Fickwetten, na klar. Doch Güntner umschifft stilsicher die Klippe des Klischeemilieus (und ihres schief poetischen Einstiegs: da flattert dem „Sonnenuntergangsasthmatiker“ Luis ein Vogel in der Brust, bis er innen ganz blutig ist – aber das sei dem Ich-Erzähler verziehen). Der Jugendslang swingt. Ganz nah ist sie dran an ihrem Protagonisten, der immer mehr Tiefe gewinnt, aus dem die aufgestaute Zärtlichkeit, das kindlich Spielerische herausplatzen, lebensvoll.

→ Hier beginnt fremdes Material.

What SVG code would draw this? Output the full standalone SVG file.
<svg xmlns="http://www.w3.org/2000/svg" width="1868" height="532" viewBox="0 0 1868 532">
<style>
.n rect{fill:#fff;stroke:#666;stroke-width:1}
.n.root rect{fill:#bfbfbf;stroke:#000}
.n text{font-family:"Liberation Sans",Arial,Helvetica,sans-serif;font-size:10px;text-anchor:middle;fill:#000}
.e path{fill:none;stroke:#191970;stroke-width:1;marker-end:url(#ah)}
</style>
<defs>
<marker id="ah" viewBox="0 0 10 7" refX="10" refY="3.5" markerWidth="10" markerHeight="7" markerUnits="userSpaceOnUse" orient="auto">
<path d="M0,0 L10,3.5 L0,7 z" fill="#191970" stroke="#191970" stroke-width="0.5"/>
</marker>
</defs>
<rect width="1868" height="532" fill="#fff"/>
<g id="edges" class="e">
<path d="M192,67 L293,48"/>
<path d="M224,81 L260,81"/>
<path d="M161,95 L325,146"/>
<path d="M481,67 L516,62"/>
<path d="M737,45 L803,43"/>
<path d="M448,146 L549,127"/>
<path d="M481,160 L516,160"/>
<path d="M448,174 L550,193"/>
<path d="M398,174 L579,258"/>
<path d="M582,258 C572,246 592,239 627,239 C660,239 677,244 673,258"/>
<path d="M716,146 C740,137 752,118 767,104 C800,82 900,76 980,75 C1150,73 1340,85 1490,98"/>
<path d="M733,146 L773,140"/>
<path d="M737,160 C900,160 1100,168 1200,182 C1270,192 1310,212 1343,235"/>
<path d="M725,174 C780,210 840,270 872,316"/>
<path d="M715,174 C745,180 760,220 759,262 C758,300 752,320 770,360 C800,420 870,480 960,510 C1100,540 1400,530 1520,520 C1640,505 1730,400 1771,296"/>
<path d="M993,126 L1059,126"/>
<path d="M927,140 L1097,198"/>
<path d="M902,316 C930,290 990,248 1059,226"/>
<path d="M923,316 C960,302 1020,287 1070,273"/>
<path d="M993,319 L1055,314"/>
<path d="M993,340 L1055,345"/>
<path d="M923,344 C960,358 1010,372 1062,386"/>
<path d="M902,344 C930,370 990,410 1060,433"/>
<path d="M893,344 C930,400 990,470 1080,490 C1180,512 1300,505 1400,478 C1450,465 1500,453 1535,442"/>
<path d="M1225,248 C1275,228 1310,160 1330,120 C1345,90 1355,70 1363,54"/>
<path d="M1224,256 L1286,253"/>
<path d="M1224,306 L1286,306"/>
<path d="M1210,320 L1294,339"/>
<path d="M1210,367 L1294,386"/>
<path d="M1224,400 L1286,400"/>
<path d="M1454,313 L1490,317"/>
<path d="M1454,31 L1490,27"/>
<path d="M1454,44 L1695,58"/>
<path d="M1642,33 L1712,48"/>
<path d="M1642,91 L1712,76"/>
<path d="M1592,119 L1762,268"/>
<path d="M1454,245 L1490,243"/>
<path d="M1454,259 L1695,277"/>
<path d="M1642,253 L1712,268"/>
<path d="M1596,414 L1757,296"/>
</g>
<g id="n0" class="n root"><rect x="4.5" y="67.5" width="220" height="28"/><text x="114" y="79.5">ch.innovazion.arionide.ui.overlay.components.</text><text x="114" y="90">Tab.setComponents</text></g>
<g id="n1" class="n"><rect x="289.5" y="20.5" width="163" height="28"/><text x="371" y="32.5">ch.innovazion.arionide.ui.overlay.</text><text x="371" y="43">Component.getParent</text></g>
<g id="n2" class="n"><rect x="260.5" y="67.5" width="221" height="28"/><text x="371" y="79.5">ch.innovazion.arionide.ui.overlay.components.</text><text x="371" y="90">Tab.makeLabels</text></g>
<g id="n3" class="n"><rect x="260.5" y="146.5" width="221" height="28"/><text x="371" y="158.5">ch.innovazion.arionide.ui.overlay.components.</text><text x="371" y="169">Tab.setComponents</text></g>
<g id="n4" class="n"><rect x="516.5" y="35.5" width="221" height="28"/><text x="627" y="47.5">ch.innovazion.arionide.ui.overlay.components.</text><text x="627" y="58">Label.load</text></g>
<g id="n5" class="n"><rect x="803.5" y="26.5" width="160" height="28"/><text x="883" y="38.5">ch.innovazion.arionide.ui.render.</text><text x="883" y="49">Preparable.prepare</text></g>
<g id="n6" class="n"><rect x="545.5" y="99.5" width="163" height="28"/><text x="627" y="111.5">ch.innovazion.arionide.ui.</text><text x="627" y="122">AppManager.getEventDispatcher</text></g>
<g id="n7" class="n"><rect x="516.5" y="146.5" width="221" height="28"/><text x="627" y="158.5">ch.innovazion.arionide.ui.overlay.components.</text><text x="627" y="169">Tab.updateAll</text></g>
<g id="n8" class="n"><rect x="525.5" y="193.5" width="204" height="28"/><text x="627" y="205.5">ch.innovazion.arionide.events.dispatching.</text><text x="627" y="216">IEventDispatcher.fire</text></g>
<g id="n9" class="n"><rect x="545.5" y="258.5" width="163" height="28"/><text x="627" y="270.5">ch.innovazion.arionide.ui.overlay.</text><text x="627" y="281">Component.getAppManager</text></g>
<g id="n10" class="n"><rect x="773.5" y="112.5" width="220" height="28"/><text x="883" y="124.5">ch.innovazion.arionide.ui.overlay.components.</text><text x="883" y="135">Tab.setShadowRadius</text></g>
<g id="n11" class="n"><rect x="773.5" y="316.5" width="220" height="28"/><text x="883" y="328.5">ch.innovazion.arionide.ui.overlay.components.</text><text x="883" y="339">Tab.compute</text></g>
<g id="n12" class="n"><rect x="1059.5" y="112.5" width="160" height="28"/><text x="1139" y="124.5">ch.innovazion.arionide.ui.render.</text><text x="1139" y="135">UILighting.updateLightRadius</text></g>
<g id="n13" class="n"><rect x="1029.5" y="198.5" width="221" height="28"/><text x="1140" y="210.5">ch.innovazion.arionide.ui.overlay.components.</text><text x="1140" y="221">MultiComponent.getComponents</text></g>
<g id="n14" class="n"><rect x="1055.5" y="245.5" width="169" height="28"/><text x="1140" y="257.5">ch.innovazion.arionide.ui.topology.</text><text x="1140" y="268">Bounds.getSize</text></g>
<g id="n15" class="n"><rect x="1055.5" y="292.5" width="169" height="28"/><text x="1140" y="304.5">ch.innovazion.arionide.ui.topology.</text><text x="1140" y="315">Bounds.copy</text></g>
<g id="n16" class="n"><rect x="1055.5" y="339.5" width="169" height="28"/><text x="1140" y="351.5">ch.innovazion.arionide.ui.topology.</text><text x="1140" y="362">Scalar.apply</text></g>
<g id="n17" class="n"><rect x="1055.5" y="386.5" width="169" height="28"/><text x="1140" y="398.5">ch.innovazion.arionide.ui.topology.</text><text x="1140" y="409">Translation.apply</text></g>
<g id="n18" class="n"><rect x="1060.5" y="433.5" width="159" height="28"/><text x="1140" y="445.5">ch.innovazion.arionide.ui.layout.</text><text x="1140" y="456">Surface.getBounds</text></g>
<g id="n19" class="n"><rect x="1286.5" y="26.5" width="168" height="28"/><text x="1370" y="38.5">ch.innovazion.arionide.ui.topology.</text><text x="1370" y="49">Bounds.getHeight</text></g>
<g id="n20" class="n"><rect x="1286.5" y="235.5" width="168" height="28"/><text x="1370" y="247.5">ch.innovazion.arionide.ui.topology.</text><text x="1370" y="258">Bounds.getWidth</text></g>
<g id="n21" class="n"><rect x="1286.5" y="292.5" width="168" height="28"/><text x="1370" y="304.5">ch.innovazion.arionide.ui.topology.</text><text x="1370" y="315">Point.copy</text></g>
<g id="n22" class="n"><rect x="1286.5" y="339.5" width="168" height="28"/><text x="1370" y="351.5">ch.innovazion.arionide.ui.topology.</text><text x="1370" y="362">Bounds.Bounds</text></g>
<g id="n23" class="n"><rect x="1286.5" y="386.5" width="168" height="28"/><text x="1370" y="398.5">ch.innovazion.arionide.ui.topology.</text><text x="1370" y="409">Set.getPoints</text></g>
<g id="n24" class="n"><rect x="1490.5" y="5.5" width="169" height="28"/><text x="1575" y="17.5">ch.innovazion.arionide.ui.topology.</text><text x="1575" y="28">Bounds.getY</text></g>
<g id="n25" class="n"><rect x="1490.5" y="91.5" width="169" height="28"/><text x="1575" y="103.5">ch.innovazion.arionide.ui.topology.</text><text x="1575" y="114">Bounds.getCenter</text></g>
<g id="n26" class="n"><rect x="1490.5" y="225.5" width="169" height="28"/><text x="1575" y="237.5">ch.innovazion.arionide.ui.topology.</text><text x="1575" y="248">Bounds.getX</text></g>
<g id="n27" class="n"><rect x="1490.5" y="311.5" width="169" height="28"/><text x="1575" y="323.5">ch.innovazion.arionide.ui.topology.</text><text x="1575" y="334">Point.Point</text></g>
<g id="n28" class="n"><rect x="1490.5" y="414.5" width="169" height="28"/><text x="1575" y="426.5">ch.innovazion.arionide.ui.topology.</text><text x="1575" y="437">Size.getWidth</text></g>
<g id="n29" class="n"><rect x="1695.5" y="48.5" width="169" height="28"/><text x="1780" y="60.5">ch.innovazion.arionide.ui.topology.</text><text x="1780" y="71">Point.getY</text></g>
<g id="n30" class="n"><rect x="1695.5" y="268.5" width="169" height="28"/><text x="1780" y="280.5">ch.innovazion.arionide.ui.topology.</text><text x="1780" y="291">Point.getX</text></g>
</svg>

“‘Ich hab Wurstbrei im Mund’, sage ich laut und muss lachen. ‘Ich hab Wurstbrei im Mund!’, brülle ich und es spritzt ordentlich. ‘Mein Mund hat einen Orgasmus’, ich breite die Arme aus. ‘Mein Mund kommt voll’, kreische ich der Stadt entgegen. Und sie antwortet mir wie immer: ‘Luis’, jault es aus den Motoren der Autos, ‘I love you too’.”

Und dann ist da noch der Konflikt: ödipal. Für Luis ist die Mutter unerreichbar, aber sein Kumpel Milan darf mit ihr vögeln. Die Mutter als Heilige und als Hure? Auch für diese Platitüde findet Güntner einen ganz eigenen, stimmigen Ton.

“’Bis später und vögel nicht wieder den ganzen Tag rum, du Vogel!’, sagt sie, ohne sich nochmal umzudrehen. Die Tür fällt krachend ins Schloss und ich mache eine kleine Verbeugung. Diese Frau gilt es zu schlagen, verehrte Damen, diese Frau in allen Frauen, die ich ficke, bis sie schwarz werden.”

Luis würde zuschlagen, wäre Milan nicht schneller. Doch das Motto lautet “Vorwärts”, und Güntner gönnt Luis in dieser zugewandten Coming-of-Age-Geschichte einen starken, erwachsenen Abgang.

“Nach einer Weile steht auch Milan auf. Unentschlossen sieht er an sich runter. ‘Ach deshalb’, sagt er halblaut und so, als wäre er allein. Er zieht die Hose aus und richtig herum wieder an. Seine Beine leuchten blass wie der Mond oder wie im Strobo. Als er fertig ist, geht er einen Schritt, stoppt, geht zwei weitere und bleibt schließlich neben mir stehen. Wir starren beide geradeaus. Eine Sternschnuppe hat ihren Auftritt. ‘Lass uns gehen’, sage ich.”

Schreibe einen Kommentar

Deine E-Mail-Adresse wird nicht veröffentlicht. Erforderliche Felder sind mit * markiert

Diese Website verwendet Akismet, um Spam zu reduzieren. Erfahre mehr darüber, wie deine Kommentardaten verarbeitet werden.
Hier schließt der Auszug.